Fascinado, busqué libros sobre el Che Guevara. Hallé pocos que no estuvieran agotados y ninguna biografía que se pudiera llamar perdurable; la mayoría eran hagiografías oficiales cubanas o brulotes igualmente tediosos escritos por sus adversarios ideológicos.
No tardé en comprender que la vida del Che estaba por escribirse porque en buena medida estaba oculta en el misterio. Las lagunas en su vida planteaban enigmas fascinantes, y me pareció evidente que si uno podía desentrañar los misterios de la vida del Che, también podría echar luz sobre ciertos aspectos clave —y escasamente conocidos— de la era de la guerra fría: el apoyo cubano a los movimientos guerrilleros y la generación de guerras por agentes tanto del Este como de Occidente en el Tercer Mundo.
Pensé que las respuestas a la mayoría de estas preguntas se encontrarían en Cuba, y viajé allá con la esperanza de hallarlas. Era 1992 y Cuba vivía una época de confusión porque la Unión Soviética, que había apadrinado a Fidel Castro durante treinta años, acababa de caer. Golpeado pero no humillado, de pie y firme en su isla caribeña, Castro aún se atrevía a levantar el estandarte socialista en momentos en que la nave del Estado parecía hundirse bajo sus pies.
Durante un segundo viaje, ese mismo año, conocí a la viuda del Che, Aleida March, quien me prometió su «cooperación» para escribir una biografía de su difunto esposo. Fue un golpe de suerte porque poco después, el apparatchik revolucionario que había «aprobado» mi permanencia y debía ser mi mentor oficial se descerrajó dos balazos en el pecho.
A principios de 1993 me instalé en La Habana con mi familia; la estancia duró tres años. Con ayuda de su viuda y con investigaciones adicionales en la Argentina, Paraguay, Bolivia, México, Rusia, Suecia, España y Estados Unidos traté de descubrir quién era el Che Guevara y qué había sucedido en su vida. Sobre todo traté de comprender al hombre detrás de la imagen pública mítica. Este libro es fruto de cinco años de trabajo.
Por curioso que parezca, el mito del Che sigue siendo tan poderoso que atrapa a la gente, genera polémicas y provoca tormentas políticas. Los detalles póstumos que me reveló el general Vargas Salinas actuaron como un catalizador para que se produjera un torrente de información inédita sobre la muerte del Che Guevara, pero también sobre su vida.

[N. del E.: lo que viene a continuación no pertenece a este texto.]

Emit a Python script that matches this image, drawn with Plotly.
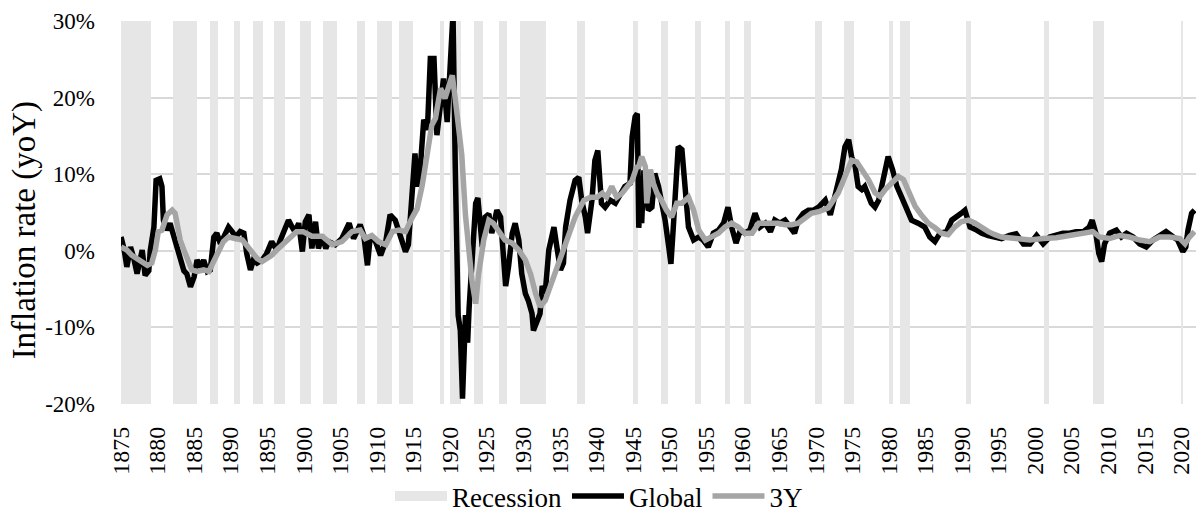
import plotly.graph_objects as go

# NBER recession periods (decimal years)
recession_start = [1873.75, 1882.17, 1887.17, 1890.5, 1893.0, 1895.92, 1899.42, 1902.67, 1907.33,
                   1910.0, 1913.0, 1918.58, 1920.0, 1923.33, 1926.75, 1929.58, 1937.33, 1945.08,
                   1948.83, 1953.5, 1957.58, 1960.25, 1969.92, 1973.83, 1980.0, 1981.5, 1990.5,
                   2001.17, 2007.92, 2020.08]
recession_end = [1879.17, 1885.33, 1888.25, 1891.33, 1894.42, 1897.42, 1900.92, 1904.58, 1908.42,
                 1912.0, 1914.92, 1919.17, 1921.5, 1924.5, 1927.83, 1933.17, 1938.42, 1945.75,
                 1949.75, 1954.33, 1958.25, 1961.08, 1970.83, 1975.17, 1980.5, 1982.83, 1991.17,
                 2001.83, 2009.42, 2020.25]

# Global inflation, yoY in %
global_years = [1875.0, 1875.4, 1875.8, 1876.3, 1876.7, 1877.2, 1877.9, 1878.3, 1878.8, 1879.0,
                1879.5, 1879.8, 1880.3, 1880.6, 1880.8, 1881.3, 1881.7, 1882.2, 1882.6, 1883.1,
                1883.6, 1884.0, 1884.5, 1885.0, 1885.4, 1885.9, 1886.3, 1886.8, 1887.2, 1887.7,
                1888.1, 1888.6, 1889.0, 1889.7, 1890.2, 1890.7, 1891.3, 1891.8, 1892.2, 1892.7,
                1893.1, 1893.6, 1894.3, 1894.9, 1895.6, 1896.3, 1896.8, 1897.2, 1897.9, 1898.4,
                1898.8, 1899.3, 1899.8, 1900.2, 1900.7, 1901.1, 1901.6, 1902.0, 1902.5, 1903.0,
                1903.4, 1904.3, 1905.2, 1906.2, 1906.8, 1907.7, 1908.2, 1908.7, 1909.1, 1909.8,
                1910.5, 1911.2, 1911.8, 1912.5, 1913.2, 1913.9, 1914.3, 1914.8, 1915.2, 1915.5,
                1915.9, 1916.4, 1916.9, 1917.3, 1917.8, 1918.2, 1918.7, 1919.1, 1919.6, 1920.0,
                1920.4, 1920.7, 1921.1, 1921.4, 1921.7, 1922.1, 1922.4, 1922.6, 1923.0, 1923.5,
                1923.8, 1924.4, 1924.8, 1925.3, 1925.7, 1926.4, 1926.9, 1927.3, 1927.6, 1928.0,
                1928.5, 1928.9, 1929.4, 1929.8, 1930.3, 1930.7, 1931.2, 1931.4, 1931.9, 1932.3,
                1932.6, 1933.0, 1933.5, 1934.2, 1934.6, 1935.1, 1935.5, 1935.8, 1936.4, 1937.1,
                1937.6, 1938.0, 1938.5, 1938.8, 1939.4, 1939.8, 1940.2, 1940.7, 1941.2, 1941.9,
                1942.6, 1943.3, 1943.9, 1944.6, 1944.9, 1945.3, 1945.6, 1945.8, 1946.0, 1946.2,
                1946.5, 1946.7, 1947.1, 1947.6, 1948.0, 1948.5, 1948.9, 1949.4, 1949.9, 1950.2,
                1950.5, 1950.9, 1951.2, 1951.7, 1952.1, 1952.6, 1953.3, 1954.0, 1954.6, 1955.3,
                1956.0, 1956.7, 1957.4, 1958.0, 1958.5, 1959.1, 1959.7, 1960.3, 1961.0, 1961.7,
                1962.4, 1963.1, 1963.8, 1964.4, 1965.1, 1965.8, 1966.5, 1967.1, 1967.6, 1968.3,
                1969.0, 1969.7, 1970.4, 1971.3, 1972.0, 1972.6, 1973.1, 1973.5, 1974.0, 1974.5,
                1974.9, 1975.4, 1975.8, 1976.3, 1976.7, 1977.2, 1977.6, 1978.1, 1978.6, 1979.2,
                1979.9, 1980.5, 1981.1, 1981.7, 1982.4, 1983.1, 1984.0, 1984.9, 1985.6, 1986.3,
                1987.0, 1987.9, 1988.6, 1989.3, 1989.9, 1990.4, 1991.1, 1992.0, 1992.7, 1993.6,
                1994.5, 1995.4, 1996.5, 1997.4, 1998.4, 1999.3, 2000.2, 2001.1, 2002.0, 2002.9,
                2003.8, 2004.7, 2005.6, 2006.6, 2007.4, 2007.8, 2008.3, 2008.7, 2009.1, 2009.5,
                2010.2, 2011.1, 2011.8, 2012.5, 2013.4, 2014.3, 2015.2, 2016.1, 2017.0, 2017.9,
                2018.9, 2019.5, 2020.2, 2020.6, 2020.9, 2021.4, 2021.8]
global_rates = [1.8, 0.3, -2.1, 0.5, -0.8, -3.0, 0.1, -3.2, -2.6, 0.0,
                3.1, 9.2, 9.4, 8.4, 4.0, 2.7, 3.6, 1.8, 0.9, -0.8,
                -2.6, -3.0, -4.7, -3.4, -1.2, -2.1, -1.2, -2.7, -2.5, 1.8,
                2.3, 0.9, 1.8, 3.1, 2.5, 1.8, 2.5, 2.3, -0.4, -2.5,
                -1.2, -1.6, -1.2, -0.4, 1.2, 0.1, 1.4, 2.3, 4.0, 3.1,
                2.5, 3.6, -0.1, 3.8, 4.7, 0.3, 3.8, 0.3, 2.0, 0.3,
                1.2, 0.8, 1.6, 3.6, 1.6, 3.4, 2.0, -1.9, 2.0, 1.2,
                -0.6, 1.2, 4.7, 4.0, 2.0, -0.1, 0.8, 7.0, 12.7, 8.4,
                10.5, 17.1, 15.8, 25.1, 25.1, 15.1, 18.6, 22.5, 16.8, 26.2,
                31.0, 11.4, -8.4, -10.4, -19.3, -8.4, -12.0, -7.5, -1.2, 6.2,
                6.9, 0.5, 4.4, 4.8, 2.3, 5.3, 4.4, -1.2, -4.6, -2.0,
                2.3, 3.6, 1.4, -3.0, -5.6, -6.5, -8.2, -10.4, -9.0, -8.2,
                -4.6, -5.6, 0.1, 3.1, 0.5, -2.5, -1.6, 3.1, 6.6, 9.2,
                9.6, 6.6, 4.4, 2.3, 6.6, 11.8, 13.1, 6.2, 5.7, 6.6,
                6.2, 7.5, 8.4, 8.8, 14.9, 17.5, 17.9, 3.0, 6.6, 3.6,
                10.5, 8.8, 5.3, 5.7, 10.1, 8.4, 6.6, 4.0, 0.5, -1.7,
                2.7, 10.1, 13.6, 13.2, 8.8, 3.1, 1.4, 1.8, 1.4, 0.5,
                2.3, 2.7, 3.6, 5.7, 3.1, 1.0, 2.7, 2.3, 2.7, 4.9,
                3.1, 3.6, 2.5, 4.0, 3.6, 4.0, 3.1, 2.3, 4.0, 4.9,
                5.3, 5.3, 5.7, 6.6, 4.7, 7.0, 8.8, 10.6, 13.6, 14.5,
                12.3, 11.0, 8.4, 8.0, 8.4, 7.1, 6.2, 5.7, 6.6, 9.2,
                12.3, 10.6, 8.4, 7.1, 5.4, 4.0, 3.6, 3.1, 1.8, 1.2,
                2.3, 2.5, 4.0, 4.4, 4.9, 5.3, 3.1, 2.7, 2.3, 2.0,
                1.8, 1.6, 2.0, 2.2, 0.9, 0.9, 2.0, 0.9, 1.8, 2.0,
                2.3, 2.3, 2.5, 2.5, 3.1, 4.0, 2.3, -0.3, -1.4, 0.9,
                2.3, 2.7, 1.8, 2.3, 1.8, 0.9, 0.5, 1.4, 2.0, 2.5,
                1.8, 1.4, -0.1, 0.5, 2.7, 4.9, 5.3]

# 3Y series in %
y3_years = [1875.0, 1875.8, 1876.5, 1877.2, 1877.9, 1878.6, 1879.2, 1879.7, 1880.1, 1880.6,
            1881.3, 1882.0, 1882.4, 1882.7, 1883.1, 1883.6, 1884.2, 1884.7, 1885.4, 1886.3,
            1887.0, 1887.7, 1888.3, 1889.0, 1889.7, 1890.7, 1891.6, 1892.2, 1892.9, 1893.6,
            1894.3, 1894.9, 1895.6, 1896.3, 1897.2, 1898.1, 1899.0, 1899.9, 1901.1, 1902.5,
            1903.9, 1905.2, 1906.6, 1907.7, 1908.4, 1909.3, 1910.2, 1911.2, 1912.1, 1913.0,
            1913.9, 1914.8, 1915.5, 1916.2, 1916.9, 1917.5, 1918.0, 1918.7, 1919.3, 1919.8,
            1920.3, 1920.7, 1921.2, 1921.6, 1922.1, 1922.5, 1923.0, 1923.5, 1923.9, 1924.6,
            1925.3, 1925.9, 1926.6, 1927.5, 1928.5, 1929.4, 1930.3, 1931.0, 1931.7, 1932.3,
            1933.0, 1933.7, 1934.4, 1935.3, 1936.2, 1937.1, 1937.8, 1938.3, 1939.2, 1940.1,
            1940.8, 1941.4, 1942.1, 1942.8, 1943.5, 1944.2, 1944.9, 1945.5, 1945.8, 1946.2,
            1946.7, 1946.9, 1947.4, 1947.8, 1948.3, 1948.9, 1949.6, 1950.3, 1951.0, 1951.7,
            1952.6, 1953.3, 1954.0, 1954.9, 1955.8, 1956.7, 1957.6, 1958.5, 1959.4, 1960.3,
            1961.3, 1962.2, 1963.1, 1964.0, 1964.9, 1965.8, 1966.7, 1967.6, 1968.5, 1969.4,
            1970.4, 1971.7, 1973.1, 1974.0, 1974.9, 1975.6, 1976.3, 1977.2, 1978.1, 1978.8,
            1979.5, 1980.4, 1981.3, 1982.0, 1982.7, 1983.6, 1984.5, 1985.4, 1986.3, 1987.2,
            1988.1, 1989.0, 1989.9, 1990.9, 1991.8, 1992.7, 1993.6, 1994.5, 1995.4, 1997.4,
            1999.3, 2001.1, 2002.9, 2004.7, 2006.6, 2007.9, 2008.8, 2010.2, 2011.6, 2012.9,
            2014.3, 2015.7, 2017.0, 2018.4, 2019.8, 2020.5, 2021.1, 2021.8]
y3_rates = [0.5, 0.1, -0.6, -1.0, -1.6, -1.9, -1.6, 0.1, 2.5, 2.7,
            4.7, 5.3, 4.9, 3.1, 1.4, 0.1, -1.2, -2.5, -2.7, -2.5,
            -2.7, -1.2, 0.1, 1.2, 1.8, 1.6, 1.4, 0.7, -0.2, -1.0,
            -1.4, -1.0, -0.6, 0.1, 0.9, 1.6, 2.5, 2.5, 1.9, 1.9,
            0.8, 1.2, 2.5, 2.7, 1.6, 2.0, 1.2, 0.8, 2.5, 2.7,
            2.5, 4.3, 5.5, 8.6, 12.5, 16.4, 17.3, 21.2, 19.9, 21.6,
            22.9, 19.9, 16.4, 12.5, 4.7, 0.0, -4.0, -6.9, -3.0, 1.4,
            4.0, 3.6, 2.7, 1.4, 1.0, 0.1, -1.2, -3.0, -5.6, -7.3,
            -6.5, -4.6, -2.5, -0.3, 2.3, 4.4, 5.7, 6.6, 7.0, 7.0,
            7.5, 7.0, 8.4, 7.0, 7.5, 8.4, 9.2, 10.9, 11.0, 12.3,
            11.0, 6.2, 10.6, 8.8, 7.5, 6.6, 5.3, 4.4, 6.2, 6.2,
            7.0, 5.3, 2.7, 1.4, 1.8, 2.3, 3.1, 3.6, 3.1, 2.3,
            2.3, 3.6, 3.6, 3.6, 3.6, 3.4, 3.4, 3.6, 4.2, 4.9,
            5.1, 5.6, 7.6, 9.8, 11.8, 11.6, 10.6, 9.3, 7.6, 7.1,
            8.0, 8.8, 9.7, 9.3, 7.6, 5.8, 4.6, 3.6, 3.0, 2.3,
            2.1, 3.1, 3.8, 4.0, 3.6, 3.0, 2.5, 2.1, 1.8, 1.6,
            1.4, 1.6, 1.7, 2.0, 2.2, 2.5, 1.8, 1.6, 2.0, 1.8,
            1.4, 1.2, 1.8, 1.8, 1.6, 0.9, 1.8, 2.5]

year_ticks = list(range(1875, 2021, 5))
rate_ticks = [-20, -10, 0, 10, 20, 30]
rate_labels = ['-20%', '-10%', '0%', '10%', '20%', '30%']

font_family = 'Liberation Serif'
recession_color = '#e7e6e6'

fig = go.Figure()

# legend entry for the bands: a thick short line reads as the wide grey patch
fig.add_trace(go.Scatter(name='Recession',
                         x=[None], y=[None],
                         mode='lines',
                         legendgroup='recession',
                         line=dict(color=recession_color, width=16)))
# recession bands as full-height bars
fig.add_trace(go.Bar(name='Recession',
                     x=[(s + e) / 2 for s, e in zip(recession_start, recession_end)],
                     width=[e - s for s, e in zip(recession_start, recession_end)],
                     y=[rate_ticks[-1] - rate_ticks[0]] * len(recession_start),
                     base=rate_ticks[0],
                     marker=dict(color=recession_color, line=dict(width=0)),
                     legendgroup='recession', showlegend=False,
                     hoverinfo='skip'))
fig.add_trace(go.Scatter(name='Global',
                         x=global_years,
                         y=global_rates,
                         mode='lines',
                         line=dict(color='#000000', width=5.5)))
fig.add_trace(go.Scatter(name='3Y',
                         x=y3_years,
                         y=y3_rates,
                         mode='lines',
                         line=dict(color='#a5a5a5', width=5.5)))

fig.update_layout(width=1198, height=521,
                  margin=dict(l=121, r=2, t=21, b=117),
                  plot_bgcolor='white', paper_bgcolor='white',
                  font=dict(family=font_family, color='#000000'),
                  barmode='overlay', bargap=0,
                  legend=dict(orientation='h',
                              xref='container', x=0.5, xanchor='center',
                              yref='container', y=-0.02, yanchor='bottom',
                              itemwidth=52,
                              font=dict(size=27)),
                  annotations=[dict(text='Inflation rate (yoY)',
                                    xref='paper', yref='paper',
                                    x=-0.09, y=0.454,
                                    xanchor='center', yanchor='middle',
                                    textangle=-90, showarrow=False,
                                    font=dict(size=33))])
# fixed margins: the plot area keeps the reference's exact box
fig.update_xaxes(range=[1875, 2022],
                 tickvals=year_ticks,
                 tickangle=-90,
                 tickfont=dict(size=24),
                 ticks='', ticklabelstandoff=17,
                 showgrid=False, zeroline=False, showline=False,
                 automargin=False)
fig.update_yaxes(range=[rate_ticks[0], rate_ticks[-1]],
                 tickvals=rate_ticks,
                 ticktext=rate_labels,
                 tickfont=dict(size=23),
                 ticks='', ticklabelstandoff=25,
                 showgrid=True, gridcolor='#d9d9d9', gridwidth=1.5,
                 zeroline=False, showline=False,
                 automargin=False)

# the page is exactly the figure size, so drop the default body margin
fig.write_html('out.html',
               config={'displayModeBar': False},
               post_script="document.body.style.margin = '0';")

Acosado por la prensa, el presidente civil de Bolivia decretó que los militares debían buscar el cadáver del Che, así como los de dos docenas de camaradas suyos «desaparecidos» en las mismas circunstancias, hasta hallarlos y exhumarlos. El consiguiente espectáculo público de los exguerrilleros, soldados y peritos forenses que abrían pozos en las afueras de Vallegrande a la vista de multitudes de curiosos y de periodistas que merodeaban en busca de testimonios reabrió viejas heridas en el país y amenazó con sacar a la luz los detalles más escabrosos de antiguos secretos de Estado.
Las fuerzas armadas bolivianas cumplieron la orden presidencial, pero enfurecidas por la «traición» de Vargas Salinas, lo conminaron a cuidar la lengua. Fue a Vallegrande, dijo que no recordaba «exactamente» dónde estaba enterrado el Che y volvió a su casa, donde quedó bajo arresto domiciliario. Después realizó un viaje largo por el extranjero y desde entonces guardó absoluta reserva. La búsqueda en Vallegrande continuó, pero con extrema dificultad debido a la falta de referencias precisas. Sin embargo, tras varias semanas de excavaciones salieron a la luz cuatro cadáveres de guerrilleros, pero luego la pista se enfrió nuevamente.
Siguió la búsqueda, pero no fue hasta julio de 1997, tras dieciséis largos meses de pesquisas, cuando, dentro de una fosa común, los investigadores dieron con el objetivo principal de su búsqueda: el esqueleto de un hombre sin manos.